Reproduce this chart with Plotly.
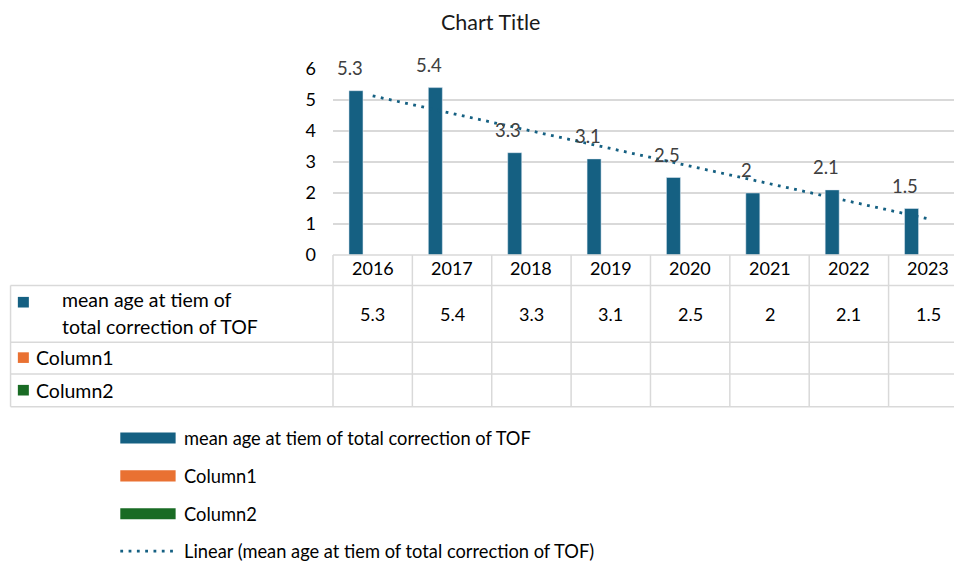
import numpy as np
import plotly.graph_objects as go

# ---- data ----
years = ["2016", "2017", "2018", "2019", "2020", "2021", "2022", "2023"]
mean_age = [5.3, 5.4, 3.3, 3.1, 2.5, 2, 2.1, 1.5]
column1 = [None] * 8
column2 = [None] * 8
series_names = ["mean age at tiem of total correction of TOF", "Column1", "Column2"]
trend_name = "Linear (mean age at tiem of total correction of TOF)"
y_ticks = [0, 1, 2, 3, 4, 5, 6]

# ---- style / geometry (page offset of 8px compensated) ----
BLUE, ORANGE, GREEN = "#156082", "#E97132", "#196B24"
GRID = "#d9d9d9"
FONT = "Lato"
OFF = 8
W, H = 962 - OFF, 561 - OFF
L_REF, T_REF, BOTTOM_REF = 333.3, 69.0, 254.6
CAT = 79.33
PW = 962 - L_REF
PH = BOTTOM_REF - T_REF
r0 = -0.5
r1 = r0 + PW / CAT


def X(px):
    return (px - L_REF) / PW


def Y(py):
    return (BOTTOM_REF - py) / PH


def CX(i):
    return (i - r0) / (r1 - r0)


# trendline (least squares fit of the series)
idx = np.arange(len(mean_age))
coef = np.polyfit(idx, np.array(mean_age, dtype=float), 1)
trend = np.polyval(coef, idx)

fig = go.Figure()
bw = 14 / CAT
fig.add_trace(go.Bar(x=years, y=mean_age, name=series_names[0], marker_color=BLUE,
                     width=bw, offset=-23.7 / CAT, showlegend=False))
fig.add_trace(go.Bar(x=years, y=column1, name=series_names[1], marker_color=ORANGE,
                     width=bw, offset=-7 / CAT, showlegend=False))
fig.add_trace(go.Bar(x=years, y=column2, name=series_names[2], marker_color=GREEN,
                     width=bw, offset=9.7 / CAT, showlegend=False))
fig.add_trace(go.Scatter(x=years, y=trend, mode="lines", name=trend_name,
                         line=dict(color=BLUE, width=2.8, dash="2.8px,5.5px"),
                         showlegend=False))

shapes = []
ann = []
line = dict(color=GRID, width=1.5)
# data table horizontal lines
shapes.append(dict(type="line", xref="paper", yref="paper", x0=X(L_REF), x1=X(975),
                   y0=Y(BOTTOM_REF), y1=Y(BOTTOM_REF), line=line))
for py in [285, 341.7, 373.3, 406]:
    shapes.append(dict(type="line", xref="paper", yref="paper", x0=X(11), x1=X(975),
                       y0=Y(py), y1=Y(py), line=line))
# vertical lines
shapes.append(dict(type="line", xref="paper", yref="paper", x0=X(11), x1=X(11),
                   y0=Y(285), y1=Y(406), line=line))
for k in range(len(years) + 1):
    xp = CX(k - 0.5)
    shapes.append(dict(type="line", xref="paper", yref="paper", x0=xp, x1=xp,
                       y0=Y(BOTTOM_REF), y1=Y(406), line=line))

# year labels & values in table, data labels
for i, (yr, v) in enumerate(zip(years, mean_age)):
    ann.append(dict(x=CX(i), xref="paper", y=Y(267.8), yref="paper", text=yr,
                    xanchor="center", yanchor="middle", showarrow=False,
                    font=dict(family=FONT, size=18, color="#000000")))
    ann.append(dict(x=CX(i), xref="paper", y=Y(313.3), yref="paper", text=f"{v:g}",
                    xanchor="center", yanchor="middle", showarrow=False,
                    font=dict(family=FONT, size=18, color="#000000")))
    ann.append(dict(x=CX(i), xref="paper", y=v, yref="y", text=f"{v:g}", showarrow=False,
                    xanchor="center", yanchor="middle", yshift=23, xshift=-23,
                    font=dict(family=FONT, size=18.5, color="#404040")))

# row headers
row_font = dict(family=FONT, size=19.5, color="#000000")
for txt, x, y in [("mean age at tiem of", 60, 299.5), ("total correction of TOF", 60, 326),
                  (series_names[1], 34, 356.5), (series_names[2], 34, 389.5)]:
    ann.append(dict(x=X(x), xref="paper", y=Y(y), yref="paper", text=txt,
                    xanchor="left", yanchor="middle", showarrow=False, font=row_font))
for col, cy in [(BLUE, 301.7), (ORANGE, 357), (GREEN, 389.5)]:
    shapes.append(dict(type="rect", xref="paper", yref="paper", x0=X(18.3), x1=X(29.3),
                       y0=Y(cy - 5.3), y1=Y(cy + 5.3), fillcolor=col, line=dict(width=0)))

# legend
leg_font = dict(family=FONT, size=18.3, color="#000000")
for name, col, cy in [(series_names[0], BLUE, 437.3), (series_names[1], ORANGE, 475),
                      (series_names[2], GREEN, 512.7)]:
    shapes.append(dict(type="rect", xref="paper", yref="paper", x0=X(120.7), x1=X(176),
                       y0=Y(cy - 5.5), y1=Y(cy + 5.5), fillcolor=col, line=dict(width=0)))
    ann.append(dict(x=X(182.7), xref="paper", y=Y(cy), yref="paper", text=name,
                    xanchor="left", yanchor="middle", showarrow=False, font=leg_font))
shapes.append(dict(type="line", xref="paper", yref="paper", x0=X(120.7), x1=X(178),
                   y0=Y(550), y1=Y(550), line=dict(color=BLUE, width=2.8, dash="2.8px,5.5px")))
ann.append(dict(x=X(182.7), xref="paper", y=Y(549.5), yref="paper", text=trend_name,
                xanchor="left", yanchor="middle", showarrow=False, font=leg_font))

# title
ann.append(dict(x=X(490.5), xref="paper", y=Y(22.2), yref="paper", text="Chart Title",
                xanchor="center", yanchor="middle", showarrow=False,
                font=dict(family=FONT, size=21.5, color="#1a1a1a")))

fig.update_layout(
    width=W, height=H, autosize=False,
    margin=dict(l=L_REF - OFF, r=0, t=T_REF - OFF, b=H - (BOTTOM_REF - OFF), pad=0),
    paper_bgcolor="white", plot_bgcolor="white",
    showlegend=False,
    shapes=shapes, annotations=ann,
    xaxis=dict(type="category", range=[r0, r1], showticklabels=False, showgrid=False,
               zeroline=False, showline=False, ticks=""),
    yaxis=dict(range=[0, 6], tickvals=y_ticks, showgrid=True, gridcolor=GRID, gridwidth=1.5,
               zeroline=False, showline=False, ticks="", ticklabelstandoff=16,
               tickfont=dict(family=FONT, size=18, color="#000000")),
)
fig.write_html("out.html")
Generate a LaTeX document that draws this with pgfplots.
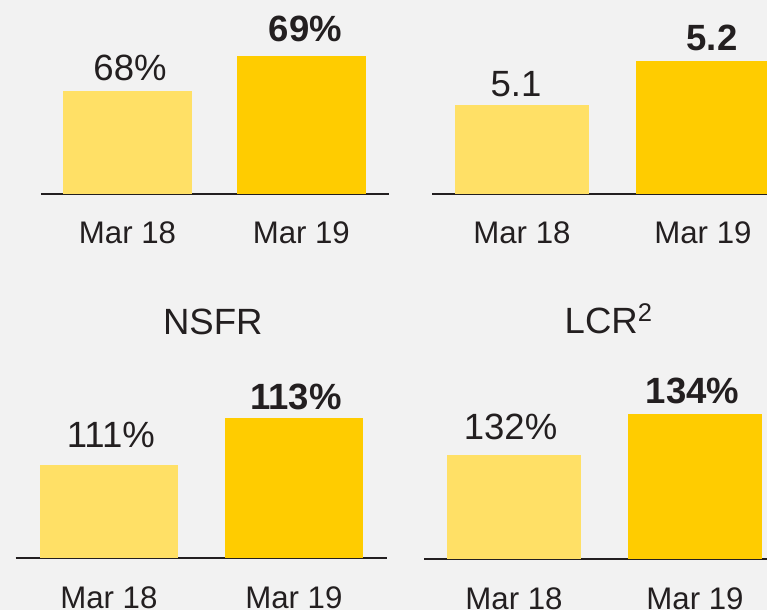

Task:
Without the pictures, write out the lines from the beginning of the entries through the line with "trend = np.polyval(coef, idx)".

Complete answer:
Reproduce this chart with Plotly.
import numpy as np
import plotly.graph_objects as go

# ---- data ----
years = ["2016", "2017", "2018", "2019", "2020", "2021", "2022", "2023"]
mean_age = [5.3, 5.4, 3.3, 3.1, 2.5, 2, 2.1, 1.5]
column1 = [None] * 8
column2 = [None] * 8
series_names = ["mean age at tiem of total correction of TOF", "Column1", "Column2"]
trend_name = "Linear (mean age at tiem of total correction of TOF)"
y_ticks = [0, 1, 2, 3, 4, 5, 6]

# ---- style / geometry (page offset of 8px compensated) ----
BLUE, ORANGE, GREEN = "#156082", "#E97132", "#196B24"
GRID = "#d9d9d9"
FONT = "Lato"
OFF = 8
W, H = 962 - OFF, 561 - OFF
L_REF, T_REF, BOTTOM_REF = 333.3, 69.0, 254.6
CAT = 79.33
PW = 962 - L_REF
PH = BOTTOM_REF - T_REF
r0 = -0.5
r1 = r0 + PW / CAT


def X(px):
    return (px - L_REF) / PW


def Y(py):
    return (BOTTOM_REF - py) / PH


def CX(i):
    return (i - r0) / (r1 - r0)


# trendline (least squares fit of the series)
idx = np.arange(len(mean_age))
coef = np.polyfit(idx, np.array(mean_age, dtype=float), 1)
trend = np.polyval(coef, idx)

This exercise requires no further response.